Niemeyer famously attributed his predilection for curves to his native environment, “with its white beaches, its huge mountains, its old baroque churches and the beautiful suntanned women” – a somewhat hackneyed sentiment in 2012, but perhaps only because of Niemeyer’s influence on so many architects who later echoed it.
Schooled at Rio de Janeiro’s National School of Fine Arts, Niemeyer began work at his father’s typography house before interning with Brazilian master planner Lúcio Costa. Together they designed Rio de Janeiro’s Gustavo Capanema Palace – but it was a series of buildings in Pampulha, a planned suburb in Belo Horizonte, that formed Niemeyer’s first major project.

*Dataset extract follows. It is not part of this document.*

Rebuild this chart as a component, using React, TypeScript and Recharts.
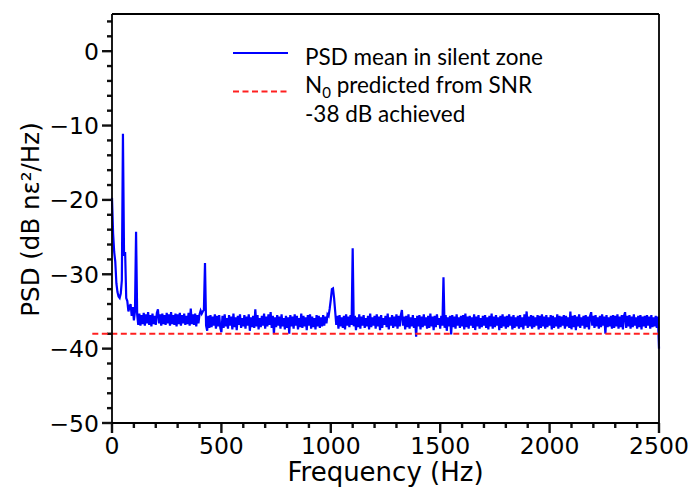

Following the success of Pampulha, Niemeyer’s popularity and body of work grew considerably in the 1940s and 50s – seeing the construction of the United Nations headquarters with Le Corbusier, the Copan apartment building in São Paulo, and the Liberty Square in Belo Horizonte (which housed one of Niemeyer’s most famous multi-residential projects). With the latter project evoking the curvilinear glass-and-steel materiality of Mies van der Rohe’s 1922 Glass Skyscraper, Niemeyer said in 1988: “I have always accepted and respected all other schools of architecture, from the chill and elemental structures of Mies van der Rohe to the imagination and delirium of Gaudi. I must design what pleases me in a way that is naturally linked to my roots and the country of my origin.”

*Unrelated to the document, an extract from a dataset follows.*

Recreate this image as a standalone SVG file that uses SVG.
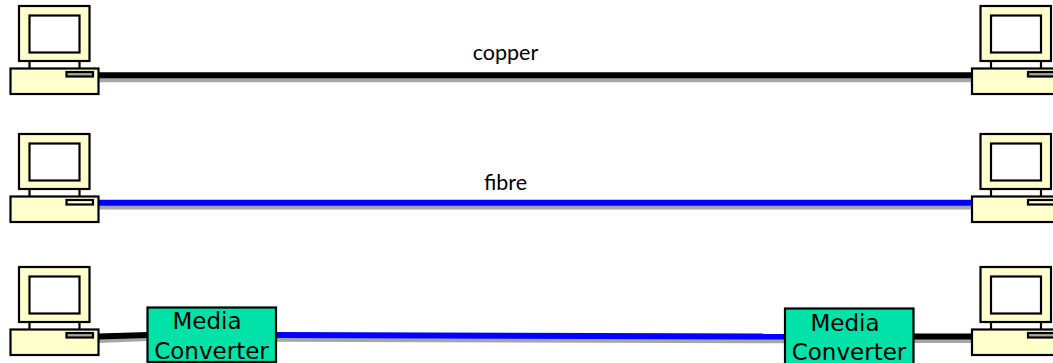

In the late 50s and early 60s Niemeyer worked on designing the new capital, Brasília, with early collaborator Lúcio Costa. In this time Niemeyer designed, among other structures, the National Congress of Brazil, the hyperboloid Cathedral of Brasília and the Palácio da Alvorada presidential residence.
Thanks to Niemeyer, Brasília was made a UNESCO World Heritage Site in 1987, and Niemeyer went on to win the prestigious Pritzker Prize the following year. He also won RIBA’s Royal Gold Medal for Architecture in 1998, as well as the Lenin peace prize in 1963 as a result of his favoured socialist tenets and political work for the Communist Party in Brazil – a steadfast involvement that prevented Niemeyer from working in a number of locations throughout his career.
Working well into the 21st century, Niemeyer designed the Serpentine Gallery Summer Pavilion in London’s Hyde Park, at the age of 96, in 2003.
Survived by his second wife Vera Lucia Cabriera, Niemeyer’s legacy as a key figure in modern architecture will outlast his long life in the remarkable trail of structural artefacts he has left behind.